There has been a lot of media coverage on the misconception that the ancient Maya calendar is somehow predicting the end of the world (worse case scenario) or at least some major catastrophe in 2012. Part of the confusion stems from a misunderstanding of concepts of time which differ from those held by European cultures.
Let’s start with some background. The ancient Maya were a civilization composed of many different autonomous city states in Mesoamerica (this includes present-day Mexico, Guatemala, Honduras). Maya civilization reached its apex during a period that archaeologists call Classic Maya: a period which begins about 200 CE and lasts until 909 CE.
Classic Maya civilization is characterized by cities, pyramids, kings, and elaborate ceremonies. Above all the Maya were obsessed with sophisticated timekeeping systems. Their painted-bark books, or codices, clearly show that their astronomers had the capacity to predict celestial events, such as eclipses, accurately.

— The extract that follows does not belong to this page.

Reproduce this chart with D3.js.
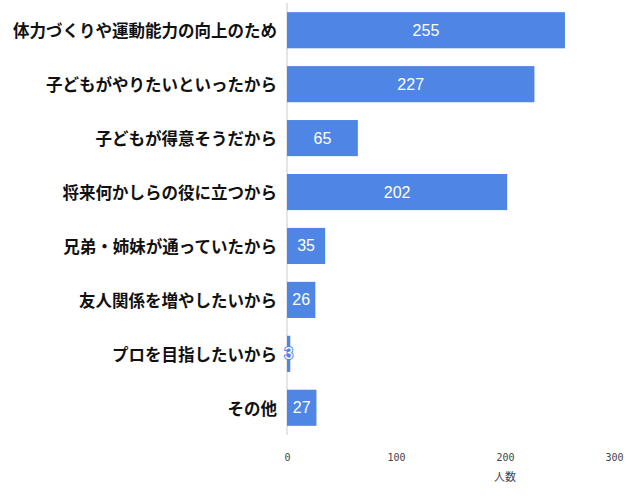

A few hundred years before the beginning of Classic Maya, Maya rulers made a fundamental revision to their calendar that would connect the rise of Maya states with their own origin myths. They invented a mountain of a time cycle—the Long Count. This was a brilliant innovation and connected the Maya and their kings all the way back to creation.
The time markers in the Mayan calendar were a form of religious and political propaganda. The Maya rulers used these complex time markers to link culturally important but cosmically mundane personal events—such as marriages, coronations, and military victories—with the history of their ancestor gods.
The Maya calendar is a complex system of symbols to mark periods of time. The smallest unit of this calendar is the kin or day. A period of 20 kin is a Uinal; a period of 360 days is a Tun; a period of 7200 days is a katuun; and a period of 144,000 days is a baktun. This calendar is a series of interlocking cycles.
Day Zero—the first day of the Maya calendar—occurred on August 11, 3114 BCE. Thirteen baktun later, on December 21, 2012, the cycle of the Maya calendar ends and December 22, 2012 is again Day Zero. So what does Day Zero represent?
The European concept of time sees time as linear. Thus, time has a beginning, a middle, and an end. Within this concept of time, the idea of prophesying the end of the world seems to be natural. In fact, there have been many European and American prophets who have predicted the end of time. Some modern American prophets seize upon the Mayan Day Zero as evidence of the end of the world, or perhaps the end of the world as we know it. Without any understanding of Maya culture, or the Mayan concepts of time, they are able to incorporate this date into their own apocalyptic worldview.
While it is common today to visualize the Mayan calendar as well as the other calendar systems found in Mesoamerica as a series of cogged wheels, the Maya did not see time as mechanical, relentless, or linear. Time was a series of cycles. Time was something that could be slowed down, and even stopped, through ceremony.
While Day Zero marks a creation, this is not the beginning of time since time has neither a beginning nor an end. There are many creation cycles and the coming Day Zero simply marks the beginning of a new calendar period. While the Mayan astronomers could accurately foretell many events in the heavens, there is no indication that they foresaw any cataclysm to mark the new Day Zero.